All the data should be repeated exactly. Any image in it is left out.
─── SOURCE MATERIAL
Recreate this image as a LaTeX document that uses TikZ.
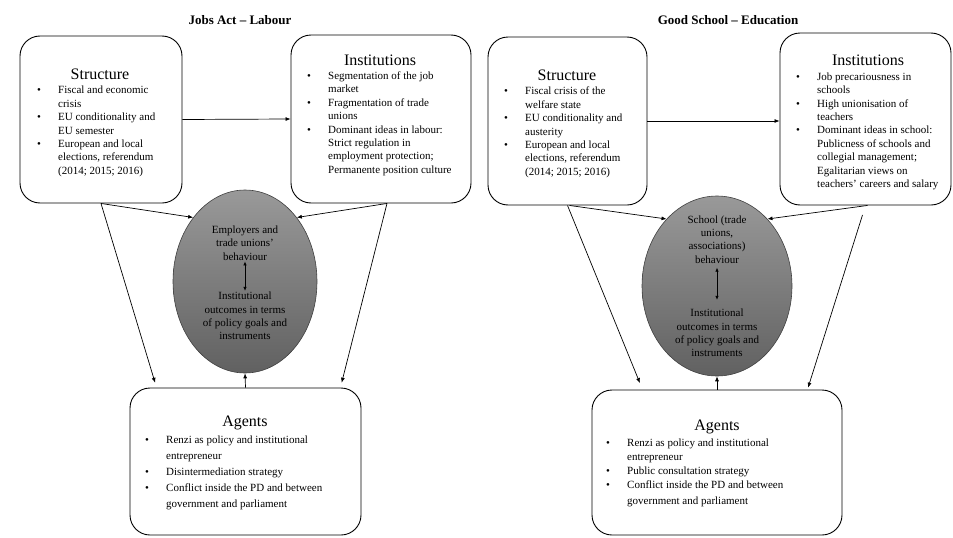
\documentclass[tikz,border=0pt]{standalone}
\usepackage{fontspec}
\setmainfont{Liberation Serif}
\usetikzlibrary{arrows.meta,shapes.geometric}

\newcommand{\itm}{\makebox[21pt][l]{\textbullet}}
\newcommand{\itmcont}{\hspace*{21pt}}

\tikzset{
    panel/.style={draw, rounded corners=20pt, line width=0.9pt, inner sep=0pt},
    head/.style={inner sep=0pt, font=\fontsize{16}{18}\selectfont},
    title/.style={inner sep=0pt, font=\fontsize{13}{15}\selectfont\bfseries},
    items/.style={anchor=north west, inner sep=0pt, align=left, font=\fontsize{11}{13.4}\selectfont},
    hub/.style={ellipse, draw=black!75, line width=0.6pt, top color=black!40, bottom color=black!62, inner sep=0pt},
    hubtext/.style={inner sep=1pt, align=center, font=\fontsize{11}{13.4}\selectfont},
    link/.style={-{Latex[length=5pt,width=4pt]}, line width=0.7pt},
}

\begin{document}
\begin{tikzpicture}[x=1pt, y=-1pt]
    \useasboundingbox (0,0) rectangle (953,538);

    % Jobs Act
    \node[title] (ltitle) at (240,20) {Jobs Act -- Labour};
    \node[panel, minimum width=162pt, minimum height=167pt] (ls) at (101,119.5) {};
    \node[panel, minimum width=180pt, minimum height=168pt] (li) at (381,119) {};
    \node[panel, minimum width=231pt, minimum height=147pt] (la) at (245.5,461.5) {};
    \node[hub, minimum width=144pt, minimum height=183pt] (le) at (245,281.5) {};

    \node[head] (lsh) at (100,74) {Structure};
    \node[items] (lsl) at (37,86) {\itm Fiscal and economic\\ \itmcont crisis\\
        \itm EU conditionality and\\ \itmcont EU semester\\
        \itm European and local\\ \itmcont elections, referendum\\ \itmcont (2014; 2015; 2016)};

    \node[head] (lih) at (380,60) {Institutions};
    \node[items] (lil) at (307,71.5) {\itm Segmentation of the job\\ \itmcont market\\
        \itm Fragmentation of trade\\ \itmcont unions\\
        \itm Dominant ideas in labour:\\ \itmcont Strict regulation in\\
        \itmcont employment protection;\\ \itmcont Permanente position culture};

    \node[head] (lah) at (245,423) {Agents};
    \node[items, font=\fontsize{11}{16}\selectfont] (lal) at (145,435.5) {\itm Renzi as policy and institutional\\ \itmcont entrepreneur\\
        \itm Disintermediation strategy\\
        \itm Conflict inside the PD and between\\ \itmcont government and parliament};

    \node[hubtext] (lb) at (245,243) {Employers and\\ trade unions'\\ behaviour};
    \node[hubtext] (lo) at (245,316) {Institutional\\ outcomes in terms\\ of policy goals and\\ instruments};
    \draw[{Latex[length=4pt,width=3.5pt]}-{Latex[length=4pt,width=3.5pt]}, line width=0.7pt] (lb.south) -- (lo.north);

    \draw[link] (ls.east) -- (li.west);
    \draw[link] (ls.south) -- (le.129);
    \draw[link, shorten >=5pt] (ls.south) -- ([xshift=27pt]la.north west);
    \draw[link] ([xshift=6pt]li.south) -- (le.51);
    \draw[link, shorten >=5pt] ([xshift=6pt]li.south) -- ([xshift=-21pt]la.north east);
    \draw[link] (la.north) -- (le.south);

    % Good School
    \node[title] (rtitle) at (728,20) {Good School -- Education};
    \node[panel, minimum width=159pt, minimum height=168pt] (rs) at (567.5,121) {};
    \node[panel, minimum width=171pt, minimum height=172pt] (ri) at (865.5,119) {};
    \node[panel, minimum width=250pt, minimum height=145pt] (ra) at (717,462.5) {};
    \node[hub, minimum width=150pt, minimum height=180pt] (re) at (717,286) {};

    \node[head] (rsh) at (567,75) {Structure};
    \node[items] (rsl) at (504,87) {\itm Fiscal crisis of the\\ \itmcont welfare state\\
        \itm EU conditionality and\\ \itmcont austerity\\
        \itm European and local\\ \itmcont elections, referendum\\ \itmcont (2014; 2015; 2016)};

    \node[head] (rih) at (868,60) {Institutions};
    \node[items] (ril) at (796,72.5) {\itm Job precariousness in\\ \itmcont schools\\
        \itm High unionisation of\\ \itmcont teachers\\
        \itm Dominant ideas in school:\\ \itmcont Publicness of schools and\\
        \itmcont collegial management;\\ \itmcont Egalitarian views on\\
        \itmcont teachers' careers and salary};

    \node[head] (rah) at (717,427) {Agents};
    \node[items, font=\fontsize{11}{14}\selectfont] (ral) at (606,438.5) {\itm Renzi as policy and institutional\\ \itmcont entrepreneur\\
        \itm Public consultation strategy\\
        \itm Conflict inside the PD and between\\[2pt] \itmcont government and parliament};

    \node[hubtext] (rb) at (717,239.5) {School (trade\\ unions,\\ associations)\\ behaviour};
    \node[hubtext] (ro) at (717,333) {Institutional\\ outcomes in terms\\ of policy goals and\\ instruments};
    \draw[{Latex[length=4pt,width=3.5pt]}-{Latex[length=4pt,width=3.5pt]}, line width=0.7pt] ([yshift=-3pt]rb.south) -- ([yshift=8pt]ro.north);

    \draw[link] (rs.east) -- (rs.east -| ri.west);
    \draw[link] ([xshift=2pt]rs.south) -- (re.127);
    \draw[link, shorten >=7pt] (rs.south) -- ([xshift=51pt]ra.north west);
    \draw[link] ([xshift=2pt]ri.south) -- (re.53);
    \draw[link, shorten <=10pt, shorten >=2pt] (ri.south) -- ([xshift=-35pt]ra.north east);
    \draw[link] (ra.north) -- (re.south);
\end{tikzpicture}
\end{document}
──────
EXERCISE OUTPUT:
Recreate this image as a LaTeX document that uses TikZ.
\documentclass[tikz,border=0pt]{standalone}
\usepackage{fontspec}
\setmainfont{Liberation Serif}
\usetikzlibrary{arrows.meta,shapes.geometric}

\newcommand{\itm}{\makebox[21pt][l]{\textbullet}}
\newcommand{\itmcont}{\hspace*{21pt}}

\tikzset{
    panel/.style={draw, rounded corners=20pt, line width=0.9pt, inner sep=0pt},
    head/.style={inner sep=0pt, font=\fontsize{16}{18}\selectfont},
    title/.style={inner sep=0pt, font=\fontsize{13}{15}\selectfont\bfseries},
    items/.style={anchor=north west, inner sep=0pt, align=left, font=\fontsize{11}{13.4}\selectfont},
    hub/.style={ellipse, draw=black!75, line width=0.6pt, top color=black!40, bottom color=black!62, inner sep=0pt},
    hubtext/.style={inner sep=1pt, align=center, font=\fontsize{11}{13.4}\selectfont},
    link/.style={-{Latex[length=5pt,width=4pt]}, line width=0.7pt},
}

\begin{document}
\begin{tikzpicture}[x=1pt, y=-1pt]
    \useasboundingbox (0,0) rectangle (953,538);

    % Jobs Act
    \node[title] (ltitle) at (240,20) {Jobs Act -- Labour};
    \node[panel, minimum width=162pt, minimum height=167pt] (ls) at (101,119.5) {};
    \node[panel, minimum width=180pt, minimum height=168pt] (li) at (381,119) {};
    \node[panel, minimum width=231pt, minimum height=147pt] (la) at (245.5,461.5) {};
    \node[hub, minimum width=144pt, minimum height=183pt] (le) at (245,281.5) {};

    \node[head] (lsh) at (100,74) {Structure};
    \node[items] (lsl) at (37,86) {\itm Fiscal and economic\\ \itmcont crisis\\
        \itm EU conditionality and\\ \itmcont EU semester\\
        \itm European and local\\ \itmcont elections, referendum\\ \itmcont (2014; 2015; 2016)};

    \node[head] (lih) at (380,60) {Institutions};
    \node[items] (lil) at (307,71.5) {\itm Segmentation of the job\\ \itmcont market\\
        \itm Fragmentation of trade\\ \itmcont unions\\
        \itm Dominant ideas in labour:\\ \itmcont Strict regulation in\\
        \itmcont employment protection;\\ \itmcont Permanente position culture};

    \node[head] (lah) at (245,423) {Agents};
    \node[items, font=\fontsize{11}{16}\selectfont] (lal) at (145,435.5) {\itm Renzi as policy and institutional\\ \itmcont entrepreneur\\
        \itm Disintermediation strategy\\
        \itm Conflict inside the PD and between\\ \itmcont government and parliament};

    \node[hubtext] (lb) at (245,243) {Employers and\\ trade unions'\\ behaviour};
    \node[hubtext] (lo) at (245,316) {Institutional\\ outcomes in terms\\ of policy goals and\\ instruments};
    \draw[{Latex[length=4pt,width=3.5pt]}-{Latex[length=4pt,width=3.5pt]}, line width=0.7pt] (lb.south) -- (lo.north);

    \draw[link] (ls.east) -- (li.west);
    \draw[link] (ls.south) -- (le.129);
    \draw[link, shorten >=5pt] (ls.south) -- ([xshift=27pt]la.north west);
    \draw[link] ([xshift=6pt]li.south) -- (le.51);
    \draw[link, shorten >=5pt] ([xshift=6pt]li.south) -- ([xshift=-21pt]la.north east);
    \draw[link] (la.north) -- (le.south);

    % Good School
    \node[title] (rtitle) at (728,20) {Good School -- Education};
    \node[panel, minimum width=159pt, minimum height=168pt] (rs) at (567.5,121) {};
    \node[panel, minimum width=171pt, minimum height=172pt] (ri) at (865.5,119) {};
    \node[panel, minimum width=250pt, minimum height=145pt] (ra) at (717,462.5) {};
    \node[hub, minimum width=150pt, minimum height=180pt] (re) at (717,286) {};

    \node[head] (rsh) at (567,75) {Structure};
    \node[items] (rsl) at (504,87) {\itm Fiscal crisis of the\\ \itmcont welfare state\\
        \itm EU conditionality and\\ \itmcont austerity\\
        \itm European and local\\ \itmcont elections, referendum\\ \itmcont (2014; 2015; 2016)};

    \node[head] (rih) at (868,60) {Institutions};
    \node[items] (ril) at (796,72.5) {\itm Job precariousness in\\ \itmcont schools\\
        \itm High unionisation of\\ \itmcont teachers\\
        \itm Dominant ideas in school:\\ \itmcont Publicness of schools and\\
        \itmcont collegial management;\\ \itmcont Egalitarian views on\\
        \itmcont teachers' careers and salary};

    \node[head] (rah) at (717,427) {Agents};
    \node[items, font=\fontsize{11}{14}\selectfont] (ral) at (606,438.5) {\itm Renzi as policy and institutional\\ \itmcont entrepreneur\\
        \itm Public consultation strategy\\
        \itm Conflict inside the PD and between\\[2pt] \itmcont government and parliament};

    \node[hubtext] (rb) at (717,239.5) {School (trade\\ unions,\\ associations)\\ behaviour};
    \node[hubtext] (ro) at (717,333) {Institutional\\ outcomes in terms\\ of policy goals and\\ instruments};
    \draw[{Latex[length=4pt,width=3.5pt]}-{Latex[length=4pt,width=3.5pt]}, line width=0.7pt] ([yshift=-3pt]rb.south) -- ([yshift=8pt]ro.north);

    \draw[link] (rs.east) -- (rs.east -| ri.west);
    \draw[link] ([xshift=2pt]rs.south) -- (re.127);
    \draw[link, shorten >=7pt] (rs.south) -- ([xshift=51pt]ra.north west);
    \draw[link] ([xshift=2pt]ri.south) -- (re.53);
    \draw[link, shorten <=10pt, shorten >=2pt] (ri.south) -- ([xshift=-35pt]ra.north east);
    \draw[link] (ra.north) -- (re.south);
\end{tikzpicture}
\end{document}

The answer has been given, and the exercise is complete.